All facilities beginning construction 60 days after August 29, 2023 are subject to the requirements described by the proposed regulations.
Generally, if a taxpayer satisfies the PWA requirements or meets one of the two exceptions, the amount of credit or deduction is equal to the otherwise determined amount of the underlying credit or deduction multiplied by five.
- ~One Megawatt Exception: A qualified facility with a maximum net output of less than one megawatt—as measured in alternating current—is eligible for the increased credit amount.

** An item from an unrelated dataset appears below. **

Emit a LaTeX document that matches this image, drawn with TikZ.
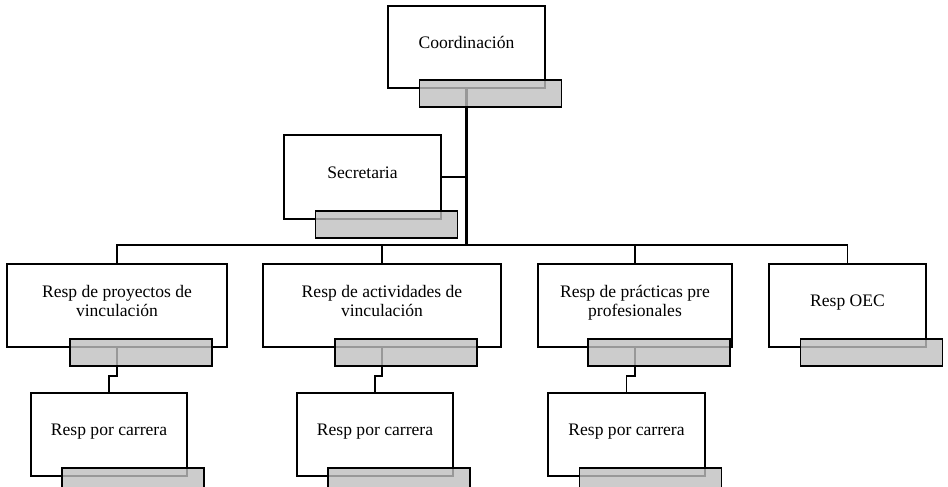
\documentclass[tikz,border=0pt]{standalone}
\usepackage{fontspec}
\setmainfont{Liberation Serif}
\usetikzlibrary{backgrounds}

\tikzset{
    unit/.style={draw, line width=1.1pt, fill=white, align=center, inner sep=0pt,
        font=\fontsize{10}{10.5}\selectfont,
        execute at end node={\rule[-5pt]{0pt}{5pt}}},
    tab/.style={draw, line width=1.1pt, fill=black!25, fill opacity=0.8,
        minimum width=2.84cm, minimum height=0.55cm, inner sep=0pt},
    link/.style={line width=1pt},
    trunk/.style={line width=1.8pt}
}

\begin{document}
\begin{tikzpicture}[x=0.02cm, y=0.02cm]
    \useasboundingbox (0,0) rectangle (948,487);

    % Top level
    \node[unit, minimum width=3.14cm, minimum height=1.64cm] (coord) at (466.5,440) {Coordinación};
    \node[unit, minimum width=3.14cm, minimum height=1.68cm] (sec) at (362.5,310) {Secretaria};

    % Second level
    \node[unit, minimum width=4.40cm, minimum height=1.66cm] (proy) at (117,181.5) {Resp de proyectos de\\vinculación};
    \node[unit, minimum width=4.76cm, minimum height=1.66cm] (activ) at (382,181.5) {Resp de actividades de\\vinculación};
    \node[unit, minimum width=3.88cm, minimum height=1.66cm] (pract) at (635,181.5) {Resp de prácticas pre\\profesionales};
    \node[unit, minimum width=3.14cm, minimum height=1.66cm] (oec) at (847.5,181.5) {Resp OEC};

    % Third level
    \node[unit, minimum width=3.12cm, minimum height=1.66cm] (carr1) at (109,52.5) {Resp por carrera};
    \node[unit, minimum width=3.12cm, minimum height=1.66cm] (carr2) at (375,52.5) {Resp por carrera};
    \node[unit, minimum width=3.14cm, minimum height=1.66cm] (carr3) at (626.5,52.5) {Resp por carrera};

    % Grey tabs
    \foreach \n in {coord,sec,proy,activ,pract,oec,carr1,carr2,carr3}
        \node[tab] (\n-tab) at ([shift={(24,-4.5)}]\n.south) {};

    % Connectors
    \begin{pgfonlayer}{background}
        \coordinate (bus) at (0,242);
        \draw[trunk] (coord.south) -- (coord.south |- bus);
        \draw[link] (sec.east) -- (sec.east -| coord.south);
        \draw[link] (proy.north) |- (bus -| oec.north) -- (oec.north);
        \draw[link] (activ.north) -- (activ.north |- bus);
        \draw[link] (pract.north) -- (pract.north |- bus);
        \draw[link] (proy.south) -- ++(0,-28) -| (carr1.north);
        \draw[link] (activ.south) -- ++(0,-28) -| (carr2.north);
        \draw[link] (pract.south) -- ++(0,-28) -| (carr3.north);
    \end{pgfonlayer}
\end{tikzpicture}
\end{document}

- ~Beginning of Construction (BOC) Exception: If a qualified facility began construction before January 29, 2023, the facility is eligible for the increased credit. Prior IRS Notices describe two methods of establishing that construction of a facility has begun: the Physical Work test (starting physical work of a significant nature), and the Five Percent Safe Harbor test (paying or incurring at least 5% of the total cost of the facility).
A taxpayer can meet the Good Faith Effort Exception for the apprenticeship requirement if:
- ~The taxpayer’s request for apprentices from a registered program was denied for reasons other than the applicant’s refusal to comply with the program's standards and requirements, or
- ~The program failed to respond within five business days of receiving a request.
Instructions for what to include in a request can be found on p.60030. The proposed regulations also require that taxpayers submit a second request 120 days after the first rejection and note that the program must reject the taxpayer’s request in its entirety (i.e. they cannot provide any apprentices to do any of the requested work, not just part of the work) to qualify for the Good Faith Exception.
A taxpayer can continue to qualify for the credits by meeting certain Continuity Requirements determined by the facility’s relevant facts and circumstances.